I don’t mean to say that I think the rats should run the city, though I have no doubt they’d do a good job of it. What I mean to say is that the rats of any big city are part of the city’s ecosystem, generations and generations of them have lived, died, and flourished in the metropolitan environment, it’s the only home they know. To exterminate the rat population of a major city would be to destroy a part of that city’s essence, because, whether you like it or not, it’s as much the rats’ city as it is ours. So I’m sorry if your city-dwelling Siberian Husky contracted leptospirosis from drinking out of a puddle contaminated with rat urine, but the rats were here before your dog was, and I can assure you they’ll be here long after.
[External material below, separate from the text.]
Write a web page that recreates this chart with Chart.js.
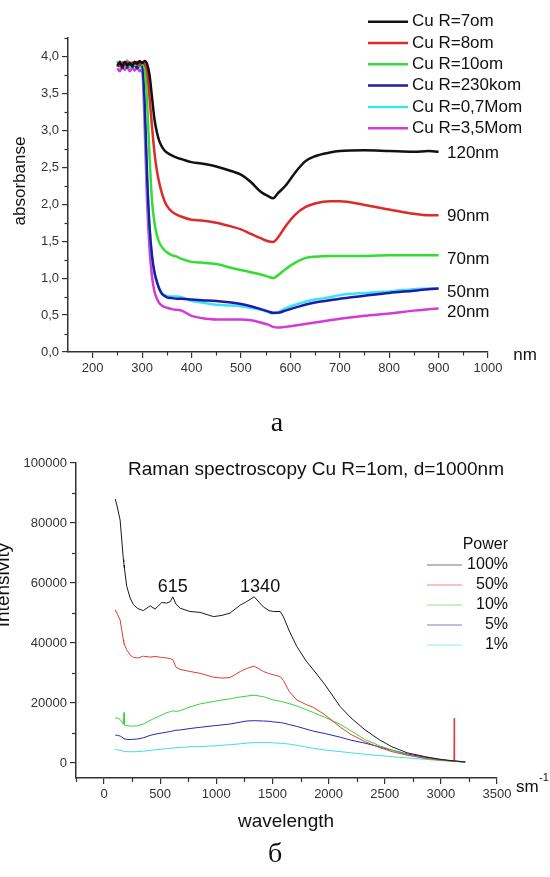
<!DOCTYPE html>
<html>
<head>
<meta charset="utf-8">
<script src="https://cdn.jsdelivr.net/npm/chart.js@4.4.1/dist/chart.umd.min.js"></script>
<style>
  html, body { margin: 0; padding: 0; background: #fff; }
  body { width: 550px; height: 877px; position: relative; overflow: hidden; }
  #box1 { position: absolute; left: 0; top: 0; width: 550px; height: 440px; }
  #box2 { position: absolute; left: 0; top: 440px; width: 550px; height: 437px; }
</style>
</head>
<body>
<div id="box1"><canvas id="absChart"></canvas></div>
<div id="box2"><canvas id="ramanChart"></canvas></div>
<script>
// ---------- chart a: absorbance ----------
var nm = [250,255,260,265,270,275,280,285,290,295,300,305,310,315,320,325,330,335,340,345,350,360,370,380,400,420,450,480,500,520,540,555,565,575,590,610,630,650,680,700,750,800,850,880,900];

var abs7om = [3.88,3.92,3.86,3.93,3.88,3.91,3.87,3.93,3.90,3.94,3.91,3.94,3.90,3.75,3.45,3.15,2.97,2.85,2.78,2.73,2.70,2.66,2.63,2.61,2.57,2.55,2.51,2.45,2.40,2.30,2.17,2.11,2.08,2.15,2.25,2.43,2.58,2.65,2.70,2.72,2.73,2.72,2.71,2.72,2.71];
var abs8om = [3.90,3.87,3.92,3.88,3.93,3.89,3.92,3.90,3.93,3.88,3.92,3.90,3.80,3.45,3.05,2.70,2.45,2.28,2.15,2.05,1.98,1.90,1.86,1.83,1.79,1.78,1.75,1.70,1.66,1.60,1.54,1.50,1.49,1.55,1.70,1.86,1.96,2.01,2.04,2.04,1.99,1.93,1.87,1.85,1.85];
var abs10om = [3.93,3.88,3.90,3.86,3.92,3.87,3.91,3.88,3.92,3.87,3.90,3.85,3.40,2.65,2.05,1.75,1.58,1.48,1.42,1.38,1.35,1.31,1.29,1.26,1.22,1.21,1.19,1.14,1.11,1.08,1.05,1.02,1.00,1.04,1.12,1.21,1.27,1.29,1.30,1.30,1.30,1.31,1.31,1.31,1.31];
var abs230kom = [3.86,3.93,3.84,3.90,3.85,3.92,3.86,3.89,3.84,3.91,3.88,3.40,2.40,1.70,1.30,1.08,0.95,0.85,0.79,0.76,0.74,0.73,0.72,0.72,0.71,0.70,0.69,0.67,0.65,0.62,0.58,0.55,0.53,0.53,0.56,0.60,0.64,0.67,0.70,0.72,0.76,0.80,0.83,0.85,0.86];
var abs07Mom = [3.94,3.86,3.92,3.88,3.95,3.85,3.90,3.86,3.92,3.85,3.85,3.30,2.30,1.65,1.28,1.07,0.94,0.86,0.80,0.77,0.76,0.75,0.75,0.74,0.69,0.67,0.64,0.63,0.62,0.60,0.57,0.54,0.52,0.54,0.59,0.64,0.68,0.71,0.74,0.77,0.80,0.82,0.85,0.86,0.86];
var abs35Mom = [3.84,3.80,3.87,3.82,3.86,3.80,3.85,3.81,3.86,3.80,3.82,3.10,2.05,1.40,1.02,0.82,0.72,0.66,0.63,0.61,0.60,0.58,0.57,0.56,0.49,0.46,0.44,0.44,0.44,0.43,0.40,0.37,0.34,0.33,0.34,0.36,0.38,0.40,0.43,0.45,0.49,0.52,0.56,0.58,0.59];

var absLabels = ['Cu R=7om', 'Cu R=8om', 'Cu R=10om', 'Cu R=230kom', 'Cu R=0,7Mom', 'Cu R=3,5Mom'];
var thickness = ['120nm', '90nm', '70nm', '50nm', '20nm'];
var thicknessAt = [2.69, 1.83, 1.26, 0.81, 0.54];
var absXTicks = [200,300,400,500,600,700,800,900,1000];
var absYTicks = [0,0.5,1,1.5,2,2.5,3,3.5,4];

// ---------- chart b: Raman ----------
var wn = [100,120,143,172,175,178,181,202,232,261,300,350,410,454,514,558,590,612,640,677,766,856,974,1050,1123,1212,1270,1337,1420,1470,1509,1569,1598,1650,1717,1800,1866,1970,2103,2200,2326,2450,2564,2700,2861,3000,3116,3119,3122,3217];

var p100 = [88000,85000,81000,67800,67000,66000,65000,58900,55000,52800,51500,50800,52400,51300,53500,53300,53800,55400,53000,51600,50500,50200,48800,49200,50000,52600,53800,55400,52000,50800,50500,50500,48700,44000,38800,34000,31000,26000,18800,15000,11000,7800,5400,3400,2100,1200,700,700,680,400];
var p50 = [51000,49500,47700,41000,40500,40000,39500,37700,36000,35200,35000,35600,35300,35500,35200,35000,34800,34500,32000,31200,30500,29900,28600,28300,28500,30500,31500,32300,30500,29800,29400,28800,27500,23800,21000,19500,18500,16000,12000,9500,7100,5200,3800,2600,1600,1000,700,14900,650,400];
var p10 = [14900,15000,14500,13000,13000,16800,12600,12500,12300,12300,12400,13000,14200,15000,16000,16800,17100,17400,17200,17400,18700,19700,20500,21000,21400,22000,22300,22600,22100,21500,21000,20600,20300,19800,19000,17800,16800,15200,12900,10700,7800,5800,4300,2800,1500,900,600,600,600,300];
var p5 = [9300,9200,9000,8300,8200,8100,8000,7900,7800,7900,8000,8400,9200,9600,10000,10300,10500,10700,10900,11000,11500,11900,12400,12700,13000,13600,14000,14100,14000,13900,13700,13500,13300,12800,12200,11300,10600,9800,8600,7600,6600,5400,4300,3000,1900,1100,600,600,600,300];
var p1 = [4600,4400,4200,3900,3900,3850,3800,3800,3750,3750,3800,3950,4200,4400,4600,4800,4900,5000,5100,5200,5400,5500,5700,5900,6100,6400,6600,6800,6800,6800,6700,6600,6500,6300,5900,5300,4900,4300,3800,3400,2900,2500,2100,1700,1200,800,500,500,500,300];

var powerLabels = ['100%', '50%', '10%', '5%', '1%'];
var peakPos = [612, 1390];
var peakText = ['615', '1340'];
var ramanXTicks = [0,500,1000,1500,2000,2500,3000,3500];
var ramanYTicks = [0,20000,40000,60000,80000,100000];

var SANS = 'Liberation Sans, Arial, sans-serif';
var SERIF = 'Liberation Serif, DejaVu Serif, serif';

function pts(xs, ys) {
  return xs.map(function(x, i) { return {x: x, y: ys[i]}; });
}

// short ticks between the labelled ones
var minorTicks = {
  id: 'minorTicks',
  afterDraw: function(chart, args, opts) {
    var ctx = chart.ctx, xs = chart.scales.x, ys = chart.scales.y;
    ctx.save();
    ctx.strokeStyle = '#333';
    ctx.lineWidth = 1.2;
    opts.x.forEach(function(v) {
      var px = Math.round(xs.getPixelForValue(v)) + 0.5;
      ctx.beginPath(); ctx.moveTo(px, xs.top); ctx.lineTo(px, xs.top + opts.len); ctx.stroke();
    });
    opts.y.forEach(function(v) {
      var py = Math.round(ys.getPixelForValue(v)) + 0.5;
      ctx.beginPath(); ctx.moveTo(ys.right, py); ctx.lineTo(ys.right - opts.len, py); ctx.stroke();
    });
    ctx.restore();
  }
};

// legend, axis names and labels
var extraText = {
  id: 'extraText',
  afterDraw: function(chart, args, opts) {
    var ctx = chart.ctx;
    ctx.save();
    (opts.legend || []).forEach(function(row) {
      var ds = chart.data.datasets[row.ds];
      ctx.globalAlpha = row.alpha || 1;
      ctx.strokeStyle = ds.borderColor;
      ctx.lineWidth = row.lw;
      ctx.beginPath(); ctx.moveTo(row.x0, row.y); ctx.lineTo(row.x1, row.y); ctx.stroke();
      ctx.globalAlpha = 1;
    });
    (opts.items || []).forEach(function(t) {
      var x = t.x, y = t.y;
      if (t.data) {
        x = chart.scales.x.getPixelForValue(t.x);
        y = chart.scales.y.getPixelForValue(t.y);
      }
      ctx.save();
      ctx.translate(x, y);
      if (t.rot) ctx.rotate(t.rot);
      ctx.font = t.font;
      ctx.fillStyle = t.color || '#111';
      ctx.textAlign = t.align || 'center';
      ctx.textBaseline = 'middle';
      ctx.fillText(t.text, 0, 0);
      ctx.restore();
    });
    ctx.restore();
  }
};

function axisX(min, max, list, height, fmt) {
  return {
    type: 'linear', min: min, max: max,
    afterBuildTicks: function(s) { s.ticks = list.map(function(v) { return {value: v}; }); },
    afterFit: function(s) { s.height = height; },
    grid: { drawOnChartArea: false, drawTicks: true, tickLength: 6, color: '#333', lineWidth: 1.2 },
    border: { color: '#333', width: 1.5 },
    ticks: { autoSkip: false, maxRotation: 0, padding: 3, color: '#333', font: { family: SANS, size: 13 }, callback: fmt }
  };
}
function axisY(min, max, list, width, fmt) {
  return {
    type: 'linear', min: min, max: max,
    afterBuildTicks: function(s) { s.ticks = list.map(function(v) { return {value: v}; }); },
    afterFit: function(s) { s.width = width; },
    grid: { drawOnChartArea: false, drawTicks: true, tickLength: 6, color: '#333', lineWidth: 1.2 },
    border: { color: '#333', width: 1.5 },
    ticks: { autoSkip: false, padding: 3, color: '#333', font: { family: SANS, size: 13 }, callback: fmt }
  };
}

// ---- chart a ----
var absSeries = [abs7om, abs8om, abs10om, abs230kom, abs07Mom, abs35Mom];
var absColors = ['#111111', '#dd2a2a', '#33dd33', '#1c1ca6', '#3ae4f2', '#d43ad4'];

var absItems = [
  { text: 'absorbanse', x: 20, y: 181, rot: -Math.PI / 2, font: '17px ' + SANS },
  { text: 'nm', x: 525, y: 355, font: '17px ' + SANS },
  { text: 'а', x: 277, y: 424, font: '28px ' + SERIF }
];
thickness.forEach(function(t, i) {
  absItems.push({ text: t, x: 917, y: thicknessAt[i], data: true, align: 'left', font: '17px ' + SANS });
});
var absLegend = [];
absLabels.forEach(function(l, i) {
  var y = 21.7 + i * 21.3;
  absLegend.push({ ds: i, x0: 368, x1: 408, y: y, lw: 2.5 });
  absItems.push({ text: l, x: 412, y: y, align: 'left', font: '17px ' + SANS });
});

var absMinorX = [250,350,450,550,650,750,850,950];
var absMinorY = [0.25,0.75,1.25,1.75,2.25,2.75,3.25,3.75,4.25];

new Chart(document.getElementById('absChart'), {
  type: 'line',
  data: {
    datasets: absSeries.map(function(s, i) {
      return { label: absLabels[i], data: pts(nm, s), borderColor: absColors[i], borderWidth: 2.5,
               pointRadius: 0, fill: false, cubicInterpolationMode: 'monotone' };
    })
  },
  options: {
    responsive: true, maintainAspectRatio: false, animation: false,
    layout: { padding: { top: 38, right: 62, left: 0, bottom: 0 } },
    plugins: {
      legend: { display: false }, tooltip: { enabled: false },
      minorTicks: { x: absMinorX, y: absMinorY, len: 3.5 },
      extraText: { items: absItems, legend: absLegend }
    },
    scales: {
      x: axisX(150, 1000, absXTicks, 88, function(v) { return String(v); }),
      y: axisY(0, 4.25, absYTicks, 68, function(v) { return v.toFixed(1).replace('.', ','); })
    }
  },
  plugins: [minorTicks, extraText]
});

// ---- chart b ----
var ramanSeries = [p100, p50, p10, p5, p1];
var ramanColors = ['#1a1a1a', '#e03a3a', '#3ad23a', '#2626b0', '#40dede'];

var ramanItems = [
  { text: 'Raman spectroscopy Cu R=1om, d=1000nm', x: 316, y: 30, font: '19px ' + SANS },
  { text: 'Intensivity', x: 4, y: 145, rot: -Math.PI / 2, font: '19px ' + SANS },
  { text: 'wavelength', x: 286, y: 382, font: '19px ' + SANS },
  { text: 'sm', x: 516, y: 347, align: 'left', font: '17px ' + SANS },
  { text: '-1', x: 539, y: 338, align: 'left', font: '11px ' + SANS },
  { text: 'б', x: 275, y: 415, font: '28px ' + SERIF },
  { text: 'Power', x: 508, y: 105, align: 'right', font: '16px ' + SANS }
];
peakText.forEach(function(t, i) {
  ramanItems.push({ text: t, x: peakPos[i], y: 58500, data: true, font: '18px ' + SANS });
});
var ramanLegend = [];
powerLabels.forEach(function(l, i) {
  var y = 125 + i * 20;
  ramanLegend.push({ ds: i, x0: 427, x1: 462, y: y, lw: 1.2, alpha: 0.6 });
  ramanItems.push({ text: l, x: 508, y: y, align: 'right', font: '16px ' + SANS });
});

var ramanMinorX = [-250,250,750,1250,1750,2250,2750,3250];
var ramanMinorY = [10000,30000,50000,70000,90000];

new Chart(document.getElementById('ramanChart'), {
  type: 'line',
  data: {
    datasets: ramanSeries.map(function(s, i) {
      return { label: powerLabels[i], data: pts(wn, s), borderColor: ramanColors[i], borderWidth: 1,
               pointRadius: 0, fill: false, tension: 0 };
    })
  },
  options: {
    responsive: true, maintainAspectRatio: false, animation: false,
    layout: { padding: { top: 23, right: 53, left: 0, bottom: 0 } },
    plugins: {
      legend: { display: false }, tooltip: { enabled: false },
      minorTicks: { x: ramanMinorX, y: ramanMinorY, len: 4 },
      extraText: { items: ramanItems, legend: ramanLegend }
    },
    scales: {
      x: axisX(-250, 3500, ramanXTicks, 99, function(v) { return String(v); }),
      y: axisY(-5000, 100000, ramanYTicks, 76, function(v) { return String(v); })
    }
  },
  plugins: [minorTicks, extraText]
});
</script>
</body>
</html>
I learned early on the benign nature of the rat when I was gifted one myself as a pet. Her name was Ella and she was a gentle soul who was kind enough to share her yogurt treats with me whenever I wanted one, which was quite often. I like to think I gave Ella a happy and healthy life inside her cage in my childhood bedroom, a simple life, perhaps, but a happy life nonetheless. Whenever I tell people I used to have a rat as a pet they usually tend to stick up their noses at me and claim that they would never have such a beast as a pet, as if they aren’t waging war against science and nature itself on a quest to get their hands on made-up animals like French Bulldogs and Labradoodles. Perhaps refusing to see the beauty in the abject is another folly of ours.
Oh Ella…
beautiful post. rats are divine little trash angels and we should give them more respect.